Fox is breaking new ground in terms of personal documentary, turning a navel-gazing survey of her own midlife crisis into a globalized, collaboratively created exploration of "this new female life," as she constantly and irritatingly calls it. (What she means, as she does realize, is the life of individual autonomy that has been made possible, largely in the industrialized West, by material wealth and cultural privilege.) About five years ago, Fox began traveling around the world, "passing the camera" to friends, friends of friends, and other women she meets along the way, allowing them to film each other, themselves and her. The result is an extraordinarily revealing and intimate series of girl-talk conversations, ranging from Berlin to Johannesburg to a remote village in India and an Indian reservation in Wyoming, among many other places. (In one startling sequence, Fox interviews women in India who don't even understand the concept of female masturbation, let alone practice it.)

Throughout all this, Fox keeps circling back to her own life as a filmmaker and teacher in New York, where she lives in a huge Tribeca loft that will incite severe real estate envy from all other Gothamites. Based on her acclaimed 1988 film "Beirut: The Last Home Movie" and the PBS series "An American Love Story," Fox has built a worldwide career teaching filmmaking workshops and producing other directors' work. (The number of women she describes as dear friends is pretty daunting all by itself.) She's aware that her own personal problems are insignificant in themselves, but she offers them to us in perhaps unnecessary detail, as totems of the inner and outer conflicts faced by independent-minded career woman.

Fox has a married lover in South Africa, and although we see his hands and shoulders and hear his (muffled) voice, his presence in the film, as in her life, is more spectral than physical. Thanks to him, she's having trouble committing to Patrick, a pleasant Swiss-German sound engineer whose patience seems inexhaustible. After much angst, she's decided she wants to get pregnant with one or the other of them, but she keeps miscarrying. There's an admirable nakedness to Fox's on-camera mooning over these two guys, and her tormented conversations with girlfriends over the nature and varieties of love, the link between love and sex and child-bearing, the possibility of permanence, the self-delusion of the "other woman," etc., etc.

Fox knows she is risking ridicule with this material, and there were moments over the six-hour stretch of "Flying" when I found her insufferable and whiny. Furthermore, I'm suspicious of her essentialist notion that men and women have fundamentally different modes of communication, and that the extended, talky, personal-meets-political mode of "Flying" is inherently female. (Whereas the 90-minute, three-act movie-movie, I guess, is male.) But yeah, I know, there's an epistemological problem when it comes to my judgment about Fox's ideas, isn't there? And I wouldn't be at all surprised if "Flying" finds a phenomenal following among women, and women-friendly men, all over the world.

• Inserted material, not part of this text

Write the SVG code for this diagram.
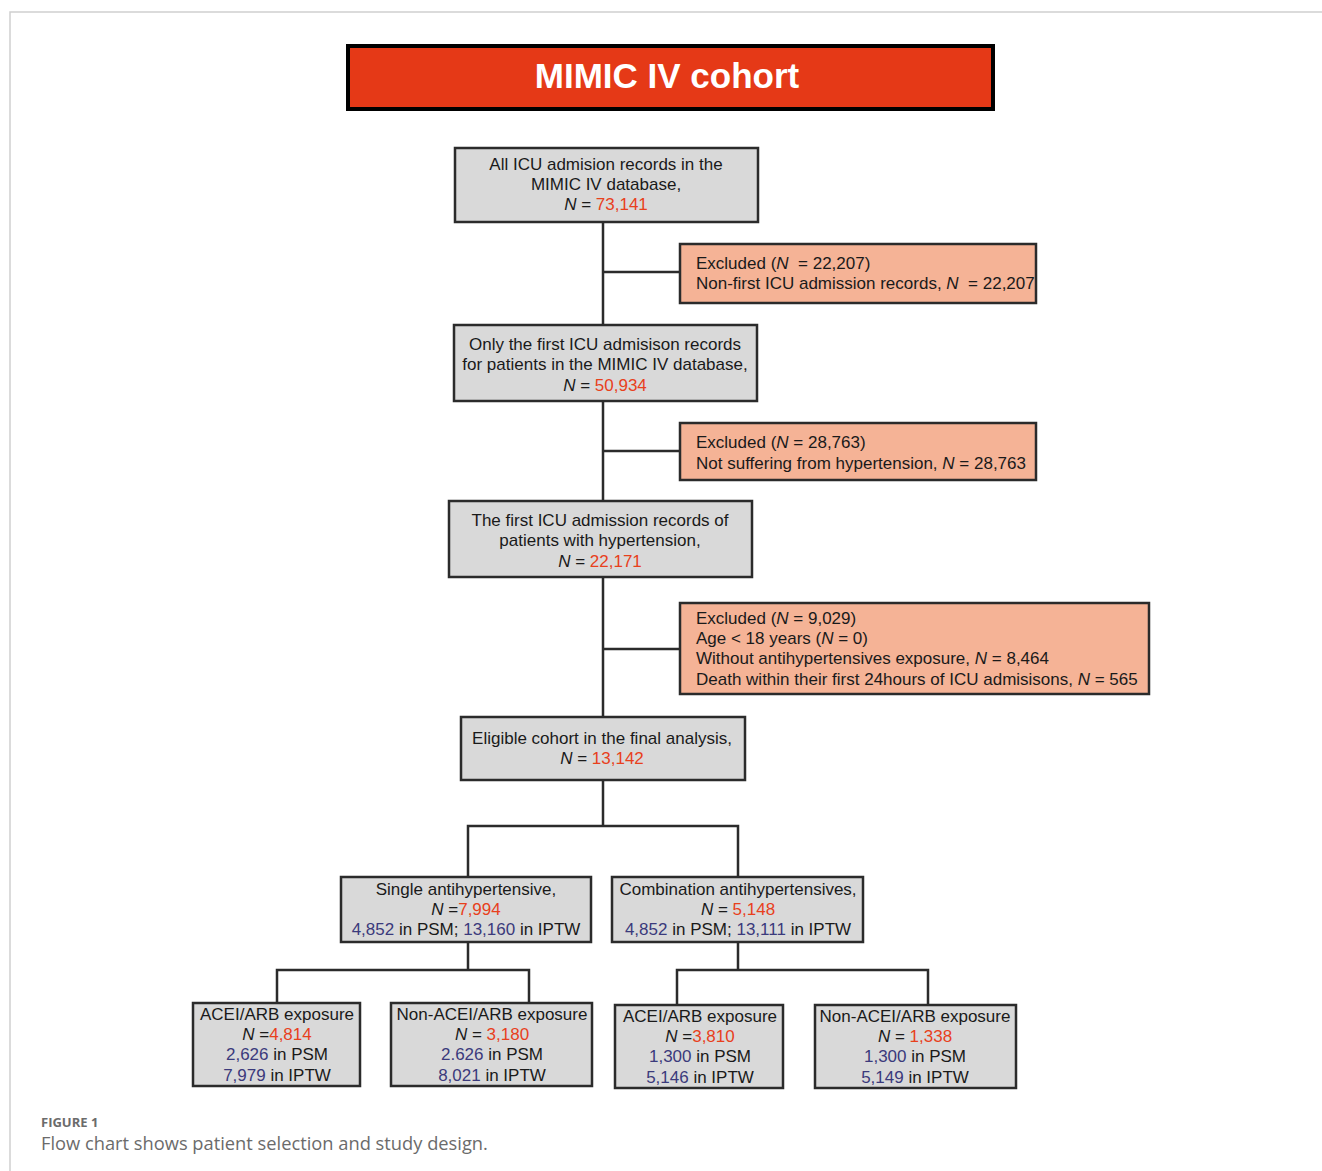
<svg xmlns="http://www.w3.org/2000/svg" width="1322" height="1171" viewBox="0 0 1322 1171">
<style>
.frame{fill:none;stroke:#d0d0d0;stroke-width:1.5}
.box{fill:#d9d9d9;stroke:#2b2b2b;stroke-width:2.5}
.exc{fill:#f5b396;stroke:#2b2b2b;stroke-width:2.5}
.t{font-family:"Liberation Sans",Arial,sans-serif;font-size:17px;fill:#1a1a1a}
.c{text-anchor:middle}
.r{fill:#e8401c}
.b{fill:#3b3a7c}
.i{font-style:italic}
.ln{fill:none;stroke:#2b2b2b;stroke-width:2.5}
.cap{font-family:"Open Sans","Liberation Sans",sans-serif;fill:#6b6b6b}
</style>
<rect width="1322" height="1171" fill="#fff"/>
<path class="frame" d="M10,1171 V12 H1322"/>
<g id="title">
<rect x="348" y="46" width="645" height="63" fill="#e53917" stroke="#000" stroke-width="4"/>
<text x="667" y="88" text-anchor="middle" font-family="Liberation Sans,Arial,sans-serif" font-weight="bold" font-size="35" fill="#fff">MIMIC IV cohort</text>
</g>
<g id="connectors">
<path class="ln" d="M603,222 V717 M603,272 H680 M603,451 H680 M603,649 H680"/>
<path class="ln" d="M603,780 V826 M468,877 V826 H738 V877"/>
<path class="ln" d="M468,942 V970 M277,1003 V970 H529 V1003"/>
<path class="ln" d="M738,942 V970 M677,1005 V970 H928 V1005"/>
</g>
<g id="n1">
<rect class="box" x="455" y="148" width="303" height="74"/>
<text class="t c" x="606" y="170">All ICU admision records in the</text>
<text class="t c" x="606" y="190">MIMIC IV database,</text>
<text class="t c" x="606" y="210"><tspan class="i">N</tspan> = <tspan class="r">73,141</tspan></text>
</g>
<g id="e1">
<rect class="exc" x="680" y="244" width="356" height="59"/>
<text class="t" x="696" y="269">Excluded (<tspan class="i">N</tspan>&#160; = 22,207)</text>
<text class="t" x="696" y="289">Non-first ICU admission records, <tspan class="i">N</tspan>&#160; = 22,207</text>
</g>
<g id="n2">
<rect class="box" x="454" y="325" width="303" height="76"/>
<text class="t c" x="605" y="350">Only the first ICU admisison records</text>
<text class="t c" x="605" y="370">for patients in the MIMIC IV database,</text>
<text class="t c" x="605" y="391"><tspan class="i">N</tspan> = <tspan class="r">50,934</tspan></text>
</g>
<g id="e2">
<rect class="exc" x="680" y="423" width="356" height="57"/>
<text class="t" x="696" y="448">Excluded (<tspan class="i">N</tspan> = 28,763)</text>
<text class="t" x="696" y="469">Not suffering from hypertension, <tspan class="i">N</tspan> = 28,763</text>
</g>
<g id="n3">
<rect class="box" x="449" y="501" width="303" height="76"/>
<text class="t c" x="600" y="526">The first ICU admission records of</text>
<text class="t c" x="600" y="546">patients with hypertension,</text>
<text class="t c" x="600" y="567"><tspan class="i">N</tspan> = <tspan class="r">22,171</tspan></text>
</g>
<g id="e3">
<rect class="exc" x="680" y="603" width="469" height="91"/>
<text class="t" x="696" y="624">Excluded (<tspan class="i">N</tspan> = 9,029)</text>
<text class="t" x="696" y="644">Age &lt; 18 years (<tspan class="i">N</tspan> = 0)</text>
<text class="t" x="696" y="664">Without antihypertensives exposure, <tspan class="i">N</tspan> = 8,464</text>
<text class="t" x="696" y="685">Death within their first 24hours of ICU admisisons, <tspan class="i">N</tspan> = 565</text>
</g>
<g id="n4">
<rect class="box" x="461" y="717" width="284" height="63"/>
<text class="t c" x="602" y="744">Eligible cohort in the final analysis,</text>
<text class="t c" x="602" y="764"><tspan class="i">N</tspan> = <tspan class="r">13,142</tspan></text>
</g>
<g id="n5">
<rect class="box" x="341" y="877" width="250" height="65"/>
<text class="t c" x="466" y="895">Single antihypertensive,</text>
<text class="t c" x="466" y="915"><tspan class="i">N</tspan> =<tspan class="r">7,994</tspan></text>
<text class="t c" x="466" y="935"><tspan class="b">4,852</tspan> in PSM; <tspan class="b">13,160</tspan> in IPTW</text>
</g>
<g id="n6">
<rect class="box" x="612" y="877" width="251" height="65"/>
<text class="t c" x="738" y="895">Combination antihypertensives,</text>
<text class="t c" x="738" y="915"><tspan class="i">N</tspan> = <tspan class="r">5,148</tspan></text>
<text class="t c" x="738" y="935"><tspan class="b">4,852</tspan> in PSM; <tspan class="b">13,111</tspan> in IPTW</text>
</g>
<g id="n7">
<rect class="box" x="193" y="1003" width="167" height="83"/>
<text class="t c" x="277" y="1020">ACEI/ARB exposure</text>
<text class="t c" x="277" y="1040"><tspan class="i">N</tspan> =<tspan class="r">4,814</tspan></text>
<text class="t c" x="277" y="1060"><tspan class="b">2,626</tspan> in PSM</text>
<text class="t c" x="277" y="1081"><tspan class="b">7,979</tspan> in IPTW</text>
</g>
<g id="n8">
<rect class="box" x="391" y="1003" width="201" height="83"/>
<text class="t c" x="492" y="1020">Non-ACEI/ARB exposure</text>
<text class="t c" x="492" y="1040"><tspan class="i">N</tspan> = <tspan class="r">3,180</tspan></text>
<text class="t c" x="492" y="1060"><tspan class="b">2.626</tspan> in PSM</text>
<text class="t c" x="492" y="1081"><tspan class="b">8,021</tspan> in IPTW</text>
</g>
<g id="n9">
<rect class="box" x="615" y="1005" width="168" height="83"/>
<text class="t c" x="700" y="1022">ACEI/ARB exposure</text>
<text class="t c" x="700" y="1042"><tspan class="i">N</tspan> =<tspan class="r">3,810</tspan></text>
<text class="t c" x="700" y="1062"><tspan class="b">1,300</tspan> in PSM</text>
<text class="t c" x="700" y="1083"><tspan class="b">5,146</tspan> in IPTW</text>
</g>
<g id="n10">
<rect class="box" x="815" y="1005" width="201" height="83"/>
<text class="t c" x="915" y="1022">Non-ACEI/ARB exposure</text>
<text class="t c" x="915" y="1042"><tspan class="i">N</tspan> = <tspan class="r">1,338</tspan></text>
<text class="t c" x="915" y="1062"><tspan class="b">1,300</tspan> in PSM</text>
<text class="t c" x="915" y="1083"><tspan class="b">5,149</tspan> in IPTW</text>
</g>
<g id="caption">
<text class="cap" x="41" y="1127" font-size="13" font-weight="bold">FIGURE 1</text>
<text class="cap" x="41" y="1150" font-size="18.3">Flow chart shows patient selection and study design.</text>
</g>
</svg>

At some point, I finally swooned and surrendered before the raw power of Fox's reiterative method. (She has boiled down these six hours from something like 1,600 hours of raw video.) While I still found the director's on-screen persona irritating, she had become an irritating person I cared about, just as I cared about her two old friends who are fighting cancer, and her naive young pregnant friend, her friend locked in an endless court battle with her ex-husband, her friend the human-rights lawyer in India and so on. I don't know how male or female that is; it feels more like reading an enormous multi-character novel by Thackeray or Tolstoy, or getting swept up in a much slower and more intelligent version of "Sex and the City," than like an entirely new mode of communication.

"Flying: Confessions of a Free Woman" is now playing at Film Forum in New York. Other engagements should follow.


By Andrew O'Hehir

Andrew O'Hehir is executive editor of Salon.